• Prompt: Everything from the first line of the data below through the line that contains "(acleeC) at (1370,205)" should be written out exactly, please, and nothing more; the pictures stay out.
--- START Provided data ---
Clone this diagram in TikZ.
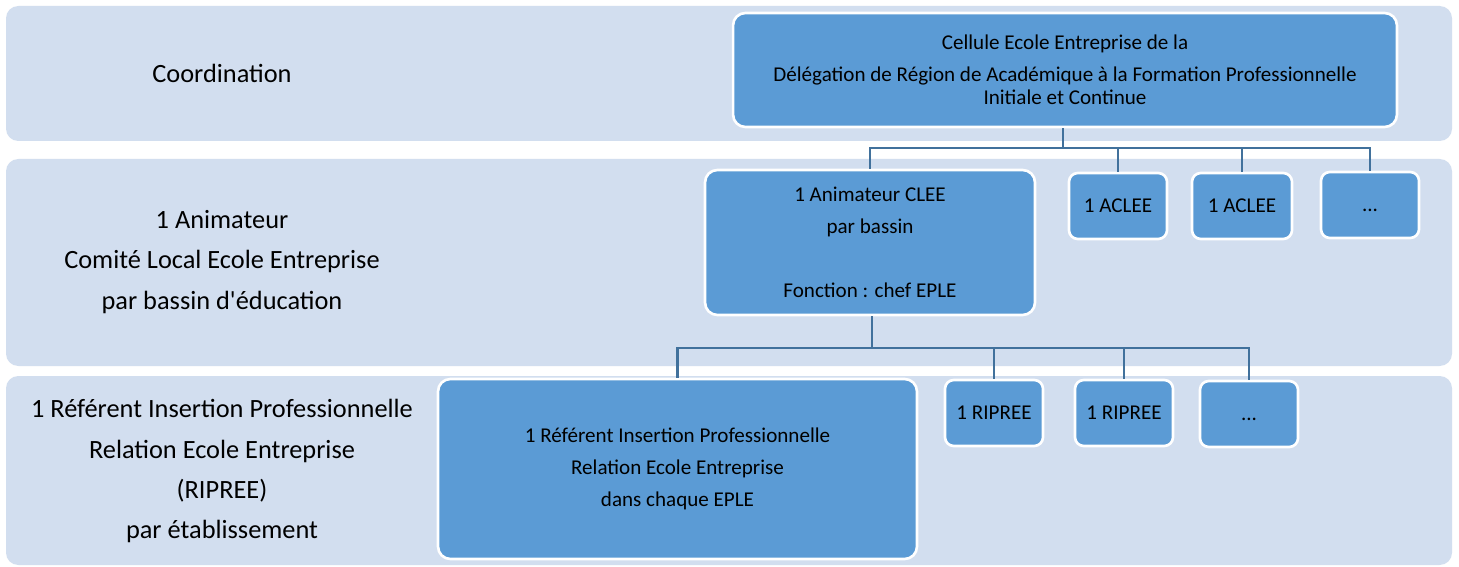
\documentclass[tikz,border=0pt]{standalone}
\usepackage{fontspec}
\setmainfont{Carlito}
\usetikzlibrary{positioning}

\definecolor{bandblue}{RGB}{210,222,239}
\definecolor{boxblue}{RGB}{91,155,213}
\definecolor{linkblue}{RGB}{65,113,156}

\tikzset{
  band/.style={fill=bandblue, rounded corners=7pt},
  box/.style={draw=white, line width=1.5pt, fill=boxblue, rounded corners=7pt,
    align=center, inner sep=0pt, font=\fontsize{12}{18.2}\selectfont},
  smallbox/.style={box, rounded corners=5pt, minimum width=1.96cm, minimum height=1.32cm},
  level/.style={align=center, font=\fontsize{15}{22.8}\selectfont},
  link/.style={draw=linkblue, line width=1.2pt},
}

\begin{document}
\begin{tikzpicture}[x=0.02cm, y=-0.02cm]
  \fill[white] (0,0) rectangle (1459,567);
  \useasboundingbox (0,0) rectangle (1459,567);

  % bands
  \fill[band] (6,6) rectangle (1452,141);
  \fill[band] (6,159) rectangle (1452,366);
  \fill[band] (6,376) rectangle (1452,565);

  % level labels
  \node[level] (lvlA) at (222,73) {Coordination};
  \node[level] (lvlB) at (222,262) {1 Animateur\\Comité Local Ecole Entreprise\\par bassin d\textquotesingle éducation};
  \node[level] (lvlC) at (222,471) {1 Référent Insertion Professionnelle\\Relation Ecole Entreprise\\(RIPREE)\\par établissement};

  % boxes
  \node[box, minimum width=13.28cm, minimum height=2.28cm] (cellule) at (1065,70)
    {Cellule Ecole Entreprise de la\\Délégation de Région de Académique à la Formation Professionnelle\\[-5.2pt]Initiale et Continue};
  \node[box, minimum width=6.6cm, minimum height=2.9cm] (anim) at (870,242.5)
    {1 Animateur CLEE\\par bassin\\[18.5pt]Fonction : chef EPLE};
  \node[smallbox] (acleeA) at (1118,206) {1 ACLEE};
  \node[smallbox, minimum width=2cm] (acleeB) at (1242,206) {1 ACLEE};
  \node[smallbox] (acleeC) at (1370,205) {\vphantom{1}...};

  \node[box, minimum width=9.58cm, minimum height=3.6cm] (ref) at (677.5,469)
    {1 Référent Insertion Professionnelle\\Relation Ecole Entreprise\\dans chaque EPLE};
  \node[smallbox] (ripA) at (994,413) {1 RIPREE};
  \node[smallbox] (ripB) at (1124,413) {1 RIPREE};
  \node[smallbox] (ripC) at (1249,414) {\vphantom{1}...};

  % connectors
  \coordinate (busA) at (1063,148);
  \coordinate (busB) at (872,348);
  \draw[link] (cellule.south -| busA) -- (busA);
  \draw[link] (anim.north) |- (busA) -| (acleeC.north);
  \foreach \n in {acleeA,acleeB}
    \draw[link] (\n.north) -- (\n.north |- busA);
  \draw[link] (anim.south -| busB) -- (busB);
  \draw[link] (ref.north) |- (busB) -| (ripC.north);
  \foreach \n in {ripA,ripB}
    \draw[link] (\n.north) -- (\n.north |- busB);
\end{tikzpicture}
\end{document}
--- END Provided data ---
• Answer for this exercise:
Clone this diagram in TikZ.
\documentclass[tikz,border=0pt]{standalone}
\usepackage{fontspec}
\setmainfont{Carlito}
\usetikzlibrary{positioning}

\definecolor{bandblue}{RGB}{210,222,239}
\definecolor{boxblue}{RGB}{91,155,213}
\definecolor{linkblue}{RGB}{65,113,156}

\tikzset{
  band/.style={fill=bandblue, rounded corners=7pt},
  box/.style={draw=white, line width=1.5pt, fill=boxblue, rounded corners=7pt,
    align=center, inner sep=0pt, font=\fontsize{12}{18.2}\selectfont},
  smallbox/.style={box, rounded corners=5pt, minimum width=1.96cm, minimum height=1.32cm},
  level/.style={align=center, font=\fontsize{15}{22.8}\selectfont},
  link/.style={draw=linkblue, line width=1.2pt},
}

\begin{document}
\begin{tikzpicture}[x=0.02cm, y=-0.02cm]
  \fill[white] (0,0) rectangle (1459,567);
  \useasboundingbox (0,0) rectangle (1459,567);

  % bands
  \fill[band] (6,6) rectangle (1452,141);
  \fill[band] (6,159) rectangle (1452,366);
  \fill[band] (6,376) rectangle (1452,565);

  % level labels
  \node[level] (lvlA) at (222,73) {Coordination};
  \node[level] (lvlB) at (222,262) {1 Animateur\\Comité Local Ecole Entreprise\\par bassin d\textquotesingle éducation};
  \node[level] (lvlC) at (222,471) {1 Référent Insertion Professionnelle\\Relation Ecole Entreprise\\(RIPREE)\\par établissement};

  % boxes
  \node[box, minimum width=13.28cm, minimum height=2.28cm] (cellule) at (1065,70)
    {Cellule Ecole Entreprise de la\\Délégation de Région de Académique à la Formation Professionnelle\\[-5.2pt]Initiale et Continue};
  \node[box, minimum width=6.6cm, minimum height=2.9cm] (anim) at (870,242.5)
    {1 Animateur CLEE\\par bassin\\[18.5pt]Fonction : chef EPLE};
  \node[smallbox] (acleeA) at (1118,206) {1 ACLEE};
  \node[smallbox, minimum width=2cm] (acleeB) at (1242,206) {1 ACLEE};
  \node[smallbox] (acleeC) at (1370,205) {\vphantom{1}...};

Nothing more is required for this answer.